Created 04-05-2018 10:31 PM
I'm trying to view aggregated logs - everything seems to be set up correctly, and it appears logs are aggregating without issue. However, they're.
I have yarn.log-aggregation-enable set to true and yarn.nodemanager.remote-app-log-dir set to /tmp
/tmp is owned by hdfs and is accessible to the hadoop group
I have yarn.log-aggregation.retain-seconds is set to 2419200.
Once the job finished I don't see the directory /tmp/logs (or /tmp/{user} or any other new directory in /tmp) in hdfs. I am unable to view the job logs through Yarn UI.
Running yarn logs -applicationId {application_id} returns no results.
When I check on the job status in the Yarn UI, it shows Log Aggregation Status: Succeeded.
Resource manager logs are available and show no errors.
Any ideas as to where these logs are disappearing to?
We're running hadoop 2.5.3
Created 04-05-2018 11:13 PM
Can you change ownership of /tmp in HDFS to yarn:hadoop instead of hdfs:hadoop? Is it a secure cluster?
Created 04-06-2018 03:30 PM
@Gour Saha I've set yarn.nodemanager.remote-app-log-dir=/app-logs and then set the owner of /app-logs to yarn:hadoop and still the problem remains (obviously now I'm checking /app-logs instead of /tmp for log files)
The cluster is not secure - Kerberos is disabled.

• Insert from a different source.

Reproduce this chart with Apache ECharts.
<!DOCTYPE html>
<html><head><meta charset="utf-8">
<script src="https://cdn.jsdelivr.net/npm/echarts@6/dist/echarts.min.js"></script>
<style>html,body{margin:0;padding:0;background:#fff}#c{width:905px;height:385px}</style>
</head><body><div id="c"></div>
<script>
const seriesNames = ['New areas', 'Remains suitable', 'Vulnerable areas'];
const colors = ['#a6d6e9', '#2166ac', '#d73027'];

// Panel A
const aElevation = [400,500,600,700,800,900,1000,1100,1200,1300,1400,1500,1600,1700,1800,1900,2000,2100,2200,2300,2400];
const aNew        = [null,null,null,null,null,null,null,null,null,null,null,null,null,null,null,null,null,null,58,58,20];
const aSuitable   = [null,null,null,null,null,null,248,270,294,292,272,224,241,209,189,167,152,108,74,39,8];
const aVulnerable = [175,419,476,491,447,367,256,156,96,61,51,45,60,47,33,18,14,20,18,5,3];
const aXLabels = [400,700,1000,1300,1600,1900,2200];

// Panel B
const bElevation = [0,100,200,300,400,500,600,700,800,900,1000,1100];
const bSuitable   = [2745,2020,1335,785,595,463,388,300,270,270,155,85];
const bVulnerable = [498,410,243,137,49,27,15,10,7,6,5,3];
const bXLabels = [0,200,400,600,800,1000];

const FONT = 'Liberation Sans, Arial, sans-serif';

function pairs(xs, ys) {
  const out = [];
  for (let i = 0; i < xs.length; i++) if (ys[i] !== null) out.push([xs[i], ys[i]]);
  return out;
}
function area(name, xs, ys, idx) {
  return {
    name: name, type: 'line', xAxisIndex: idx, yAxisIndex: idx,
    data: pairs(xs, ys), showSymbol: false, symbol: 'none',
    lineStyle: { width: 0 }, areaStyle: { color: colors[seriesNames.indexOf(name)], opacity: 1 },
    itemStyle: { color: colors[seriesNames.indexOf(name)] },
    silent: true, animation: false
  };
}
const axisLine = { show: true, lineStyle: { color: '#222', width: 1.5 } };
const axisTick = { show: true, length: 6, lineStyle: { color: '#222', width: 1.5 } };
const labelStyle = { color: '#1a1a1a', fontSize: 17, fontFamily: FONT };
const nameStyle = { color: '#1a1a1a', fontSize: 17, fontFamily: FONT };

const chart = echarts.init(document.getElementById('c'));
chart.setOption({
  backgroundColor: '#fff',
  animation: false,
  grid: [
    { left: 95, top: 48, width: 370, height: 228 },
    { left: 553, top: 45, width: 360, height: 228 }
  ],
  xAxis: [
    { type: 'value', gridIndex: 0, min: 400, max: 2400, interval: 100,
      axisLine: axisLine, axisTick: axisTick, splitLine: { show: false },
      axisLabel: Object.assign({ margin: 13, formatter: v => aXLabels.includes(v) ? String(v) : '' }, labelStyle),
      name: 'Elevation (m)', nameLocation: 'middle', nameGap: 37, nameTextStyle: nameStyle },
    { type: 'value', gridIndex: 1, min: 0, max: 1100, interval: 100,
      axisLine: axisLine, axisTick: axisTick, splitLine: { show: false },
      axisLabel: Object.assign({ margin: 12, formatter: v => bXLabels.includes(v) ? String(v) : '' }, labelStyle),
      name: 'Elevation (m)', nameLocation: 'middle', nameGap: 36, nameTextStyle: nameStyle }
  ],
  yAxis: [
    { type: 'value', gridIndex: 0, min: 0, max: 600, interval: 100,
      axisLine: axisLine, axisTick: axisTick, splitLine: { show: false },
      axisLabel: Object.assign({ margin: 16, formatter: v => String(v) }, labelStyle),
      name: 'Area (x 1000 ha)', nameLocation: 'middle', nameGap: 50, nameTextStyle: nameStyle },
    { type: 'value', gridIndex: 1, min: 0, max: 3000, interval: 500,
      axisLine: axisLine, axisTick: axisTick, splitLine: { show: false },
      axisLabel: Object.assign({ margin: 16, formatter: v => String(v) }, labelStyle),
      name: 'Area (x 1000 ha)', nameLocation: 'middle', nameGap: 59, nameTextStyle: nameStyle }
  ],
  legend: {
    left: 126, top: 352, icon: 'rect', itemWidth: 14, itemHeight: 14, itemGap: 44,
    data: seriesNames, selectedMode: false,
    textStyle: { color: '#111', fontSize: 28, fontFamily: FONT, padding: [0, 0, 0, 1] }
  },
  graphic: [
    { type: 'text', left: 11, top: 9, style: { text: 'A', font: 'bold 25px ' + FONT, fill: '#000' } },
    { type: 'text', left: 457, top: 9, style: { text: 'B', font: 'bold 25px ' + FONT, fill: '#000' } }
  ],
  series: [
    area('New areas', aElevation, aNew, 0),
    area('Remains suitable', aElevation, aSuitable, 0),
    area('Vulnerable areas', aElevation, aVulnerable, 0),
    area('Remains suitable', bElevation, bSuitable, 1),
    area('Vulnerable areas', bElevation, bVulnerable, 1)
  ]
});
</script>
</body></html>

Created 04-07-2018 06:24 AM
Can you check the NM log in the host where at least one container of your job ran to see if you find any errors related to log-aggregation?
Created 04-10-2018 03:54 PM
Pulling the logs from the Node manager... No errors of any kind
Application finishes, it says it's uploading the logs for each container, and then moves on to the next thing.
Only thing that may be relevant is Current good log dirs are /mnt/resource/hadoop/yarn/log which is I think referring to the local log directory.
There is also (Slf4jLog.java:info(67)) - Aliases are enabled
Nothing else of note.
Created 04-10-2018 08:25 PM
What kind of apps are you running? Can you check under the {application_id}/{container_id} directories under yarn.nodemanager.log-dirs if the apps are creating any logs? Are the apps creating a sub-directory under the container dir and then logging under that? Note, logs created under sub-directories are not aggregated.
Created 01-23-2019 01:23 PM
I have a very similar issue. After integratin the entire cluster, all services including Ranger, with the Active Directory, the YARN application log folders for Active Directory users are empty.
This does not happen when the application is run as the hdfs user, so it has to be a permissions problem.
While an application is running I can see the log folders and files on the node running the container for the application:
/opt/hadoop/yarn/log/application_1548066747260_2576 /opt/hadoop/yarn/log/application_1548066747260_2576/container_e71_1548066747260_2576_01_000001 /opt/hadoop/yarn/log/application_1548066747260_2576/container_e71_1548066747260_2576_01_000001/launch_container.sh /opt/hadoop/yarn/log/application_1548066747260_2576/container_e71_1548066747260_2576_01_000001/directory.info
As soon as the application stops the log folder is created in hdfs, but it is empty.
The Ranger policies have been set up to give service accounts (e.g. hdfs, hive, spark etc.) full access to the entire hdfs file structure.
AD users who are allowed to submit spark jobs are given access to these folders in an attempt to allow application logs to work:
Any suggestions will be greatly appreciated.
I can post more configuration and settings information if needed.
Created 02-06-2019 08:52 AM
I see the problem (my problem). I hope this triggers some answer from the HDP community.
My AD user is in CamelCase and so I get this in the yarn logs on the node where the app was running:
java.io.IOException: Owner 'myusername' for path /grid/1/hadoop/yarn/log/application_1549437510290_0039/container_e80_1549437510290_0039_01_000001/stderr did not match expected owner 'MyUserName'
User names are different in case only and so log aggregation fails and /app-logs/MyUserName/logs/application_1549437510290_0039/ is empty! Please help!